• _MATERIAL FOR THE TASK_:
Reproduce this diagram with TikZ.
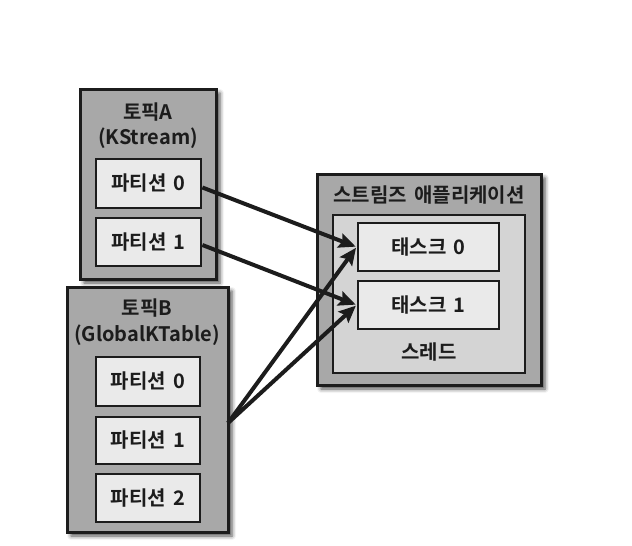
\documentclass[tikz,border=0pt]{standalone}
\usepackage{fontspec}
\setmainfont{Noto Sans CJK KR}[BoldFont={Noto Sans CJK KR Bold},WordSpace=1.6]
\usetikzlibrary{arrows.meta,shadows.blur,calc}
\definecolor{outerg}{HTML}{A8A8A8}
\definecolor{innerg}{HTML}{EAEAEA}
\definecolor{threadg}{HTML}{D4D4D4}
\definecolor{ink}{HTML}{1C1C1C}
\begin{document}
\begin{tikzpicture}[x=1pt,y=-1pt,
  outerbox/.style={draw=ink,line width=3pt,fill=outerg,
    blur shadow={shadow xshift=4pt,shadow yshift=-4pt,shadow blur radius=4pt,shadow opacity=70}},
  threadbox/.style={draw=ink,line width=2.8pt,fill=threadg},
  partbox/.style={draw=ink,line width=2.8pt,fill=innerg,font=\fontsize{20}{22}\selectfont\bfseries,text=ink},
  lbl/.style={font=\fontsize{20}{22}\selectfont\bfseries,text=ink,inner sep=0pt},
  arr/.style={draw=ink,line width=4pt,-{Stealth[length=17pt,width=15pt,inset=3pt]},shorten >=1pt}]
\useasboundingbox (0,0) rectangle (632,546);
% Topic A
\path[outerbox] (80,89) rectangle (216,279);
\node[lbl] (ta1) at (148,112) {토픽A};
\node[lbl] (ta2) at (148,138) {(KStream)};
\node[partbox,minimum width=105pt,minimum height=49pt] (ap0) at (148.5,183.5) {파티션 0};
\node[partbox,minimum width=105pt,minimum height=48pt] (ap1) at (148.5,242) {파티션 1};
% Topic B
\path[outerbox] (67,287) rectangle (228,532);
\node[lbl] (tb1) at (147,308) {토픽B};
\node[lbl] (tb2) at (147,335) {(GlobalKTable)};
\node[partbox,minimum width=104pt,minimum height=49pt] (bp0) at (148,381.5) {파티션 0};
\node[partbox,minimum width=104pt,minimum height=47pt] (bp1) at (148,440.5) {파티션 1};
\node[partbox,minimum width=104pt,minimum height=48pt] (bp2) at (148,498) {파티션 2};
% App
\path[outerbox] (317,174) rectangle (541,385);
\node[lbl] (app) at (429,195) {스트림즈 애플리케이션};
\path[threadbox] (333,215) rectangle (525,373);
\node[partbox,minimum width=141pt,minimum height=48pt] (t0) at (428.5,247) {태스크 0};
\node[partbox,minimum width=141pt,minimum height=48pt] (t1) at (428.5,305) {태스크 1};
\node[lbl] (thr) at (429,352) {스레드};
% arrows
\coordinate (bs) at (228,423);
\draw[arr] ([yshift=-4pt]ap0.east) -- (t0.west);
\draw[arr] ([yshift=-3pt]ap1.east) -- (t1.west);
\draw[arr] (bs) -- (t0.west);
\draw[arr] (bs) -- (t1.west);
\end{tikzpicture}
\end{document}
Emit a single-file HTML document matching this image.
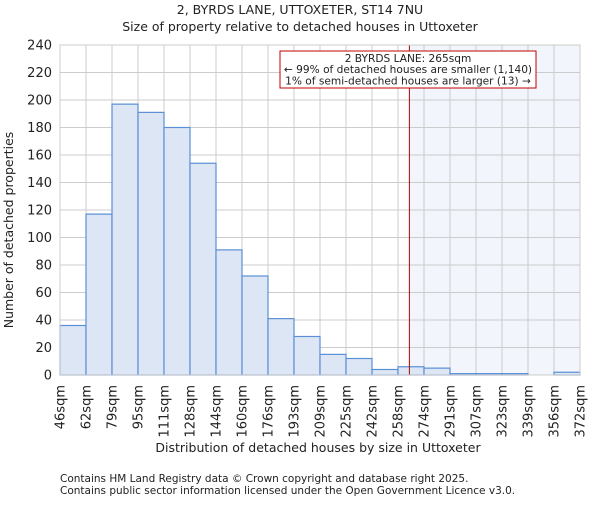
<!DOCTYPE html>
<html><head><meta charset="utf-8"><style>
body{margin:0;background:#fff;}
svg text{font-family:"DejaVu Sans","Liberation Sans",sans-serif;fill:#222;}
</style></head><body>
<svg id="chart" width="600" height="500" xmlns="http://www.w3.org/2000/svg">
<text x="300" y="14" text-anchor="middle" font-size="12.5">2, BYRDS LANE, UTTOXETER, ST14 7NU</text>
<text x="300" y="31" text-anchor="middle" font-size="12.5">Size of property relative to detached houses in Uttoxeter</text>
<rect id="shade" y="45" height="330" fill="#eef2fb" opacity="0.75"/>
<g id="grid"></g>
<g id="bars"></g>
<g id="yticks"></g>
<g id="xticks"></g>
<line id="marker" y1="45" y2="375" stroke="#b00000" stroke-width="1"/>
<rect x="60" y="45" width="520" height="330" fill="none" stroke="#ccc"/>
<g>
<rect x="280" y="51" width="256" height="37" fill="#fff" stroke="#c00000"/>
<text x="408" y="62" text-anchor="middle" font-size="10.6">2 BYRDS LANE: 265sqm</text>
<text x="408" y="73" text-anchor="middle" font-size="10.6">← 99% of detached houses are smaller (1,140)</text>
<text x="408" y="84.5" text-anchor="middle" font-size="10.6">1% of semi-detached houses are larger (13) →</text>
</g>
<text transform="translate(13,230) rotate(-90)" text-anchor="middle" font-size="12.5">Number of detached properties</text>
<text x="318" y="452" text-anchor="middle" font-size="12.5">Distribution of detached houses by size in Uttoxeter</text>
<text x="60" y="482" font-size="10.5" fill="#444">Contains HM Land Registry data © Crown copyright and database right 2025.</text>
<text x="60" y="494" font-size="10.5" fill="#444">Contains public sector information licensed under the Open Government Licence v3.0.</text>
</svg>
<script>
const edgeLabels=["46sqm","62sqm","79sqm","95sqm","111sqm","128sqm","144sqm","160sqm","176sqm","193sqm","209sqm","225sqm","242sqm","258sqm","274sqm","291sqm","307sqm","323sqm","339sqm","356sqm","372sqm"];
const counts=[36,117,197,191,180,154,91,72,41,28,15,12,4,6,5,1,1,1,0,2];
const yTicks=[0,20,40,60,80,100,120,140,160,180,200,220,240];
const markerSize=265;
const edgeSizes=[46,62,79,95,111,128,144,160,176,193,209,225,242,258,274,291,307,323,339,356,372];
const NS="http://www.w3.org/2000/svg";
const X0=60,X1=580,Y0=375,Y1=45,YMAX=240;
const bw=(X1-X0)/counts.length;
const xAt=i=>X0+i*bw;
const y=v=>Y0-(v/YMAX)*(Y0-Y1);
function sizeX(s){for(let i=0;i<edgeSizes.length-1;i++){if(s>=edgeSizes[i]&&s<=edgeSizes[i+1])return xAt(i)+(s-edgeSizes[i])/(edgeSizes[i+1]-edgeSizes[i])*bw;}return X1;}
const mk=(t,a)=>{const e=document.createElementNS(NS,t);for(const k in a)e.setAttribute(k,a[k]);return e;};
const grid=document.getElementById('grid'),bars=document.getElementById('bars'),yt=document.getElementById('yticks'),xt=document.getElementById('xticks');
yTicks.forEach(v=>{
 const l=mk('line',{x1:X0,x2:X1,y1:y(v),y2:y(v),stroke:'#ccc'});
 
 
 grid.appendChild(l);
 const t=mk('text',{x:X0-8,y:y(v)+4.5,'text-anchor':'end','font-size':'13'});
 t.textContent=v;
 
 
 yt.appendChild(t);
});
edgeLabels.forEach((lab,i)=>{
 const x=xAt(i);
 const l=mk('line',{x1:x,x2:x,y1:Y1,y2:Y0,stroke:'#ccc'});
 
 
 grid.appendChild(l);
 const t=mk('text',{transform:`translate(${x+4.5},${Y0+10}) rotate(-90)`,'text-anchor':'end','font-size':'13'});
 t.textContent=lab;
 
 
 xt.appendChild(t);
});
counts.forEach((c,i)=>{
 const r=mk('rect',{x:xAt(i),y:y(c),width:bw,height:Y0-y(c),fill:'#dce6f4',stroke:'#5b8fd6','stroke-width':'1.2'});
 
 
 bars.appendChild(r);
});
const mx=sizeX(markerSize);
const m=document.getElementById('marker');m.setAttribute('x1',mx);m.setAttribute('x2',mx);
const sh=document.getElementById('shade');sh.setAttribute('x',mx);sh.setAttribute('width',X1-mx);
</script>
</body></html>
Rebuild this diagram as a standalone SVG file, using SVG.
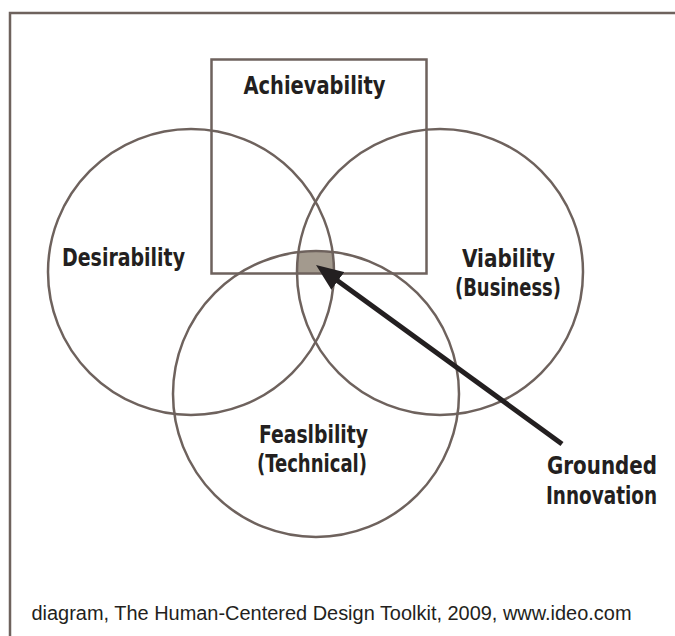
<svg xmlns="http://www.w3.org/2000/svg" width="675" height="636" viewBox="0 0 675 636">
<style>
.shape{fill:none;stroke:#6e625d;stroke-width:2.5}
.lbl{font-family:"DejaVu Sans Condensed","DejaVu Sans",sans-serif;font-weight:bold;font-size:24px;fill:#231f20;text-anchor:middle}
.foot{font-family:"Liberation Sans",Arial,sans-serif;font-size:20px;fill:#231f20}
.arrow{stroke:#231f20;stroke-width:5;fill:none}
</style>
<defs>
<marker id="head" markerUnits="userSpaceOnUse" markerWidth="27" markerHeight="22" refX="5" refY="11" orient="auto">
<path d="M0,0 L27,11 L0,22 Z" fill="#231f20"/>
</marker>
</defs>
<rect width="675" height="636" fill="#ffffff"/>
<g id="frame">
<path class="shape" d="M10,636 L10,13 L675,13"/>
</g>
<g id="grounded-innovation-area">
<path d="M298.4,252.1 A143,143 0 0 1 332.6,252 A143,143 0 0 1 334,273.5 L297,273.5 A143,143 0 0 1 298.4,252.1 Z" fill="#a39a8e"/>
</g>
<g id="achievability">
<rect class="shape" x="211.5" y="59.5" width="215" height="214"/>
<text class="lbl" x="314.5" y="94" textLength="142" lengthAdjust="spacingAndGlyphs">Achievability</text>
</g>
<g id="desirability">
<circle class="shape" cx="191" cy="272" r="143"/>
<text class="lbl" x="123.5" y="266" textLength="123" lengthAdjust="spacingAndGlyphs">Desirability</text>
</g>
<g id="viability">
<circle class="shape" cx="440" cy="272" r="143"/>
<text class="lbl" x="508.5" y="267" textLength="93" lengthAdjust="spacingAndGlyphs">Viability</text>
<text class="lbl" x="508" y="296" textLength="106" lengthAdjust="spacingAndGlyphs">(Business)</text>
</g>
<g id="feasibility">
<circle class="shape" cx="316" cy="394" r="143"/>
<text class="lbl" x="313.5" y="443" textLength="109" lengthAdjust="spacingAndGlyphs">Feaslbility</text>
<text class="lbl" x="312" y="472" textLength="110" lengthAdjust="spacingAndGlyphs">(Technical)</text>
</g>
<g id="grounded-innovation">
<text class="lbl" x="602" y="474" textLength="110" lengthAdjust="spacingAndGlyphs">Grounded</text>
<text class="lbl" x="601.5" y="504" textLength="111" lengthAdjust="spacingAndGlyphs">Innovation</text>
</g>
<g id="connectors">
<line class="arrow" x1="562" y1="444" x2="333.8" y2="278" marker-end="url(#head)"/>
</g>
<g id="footer">
<text class="foot" x="31.5" y="620" textLength="600" lengthAdjust="spacingAndGlyphs">diagram, The Human-Centered Design Toolkit, 2009, www.ideo.com</text>
</g>
</svg>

• _EXERCISE REQUIREMENTS_: Extract each line from the entries above that contains the string "standalone".

• _THE OUTPUT_:
\documentclass[tikz,border=0pt]{standalone}
Rebuild this diagram as a standalone SVG file, using SVG.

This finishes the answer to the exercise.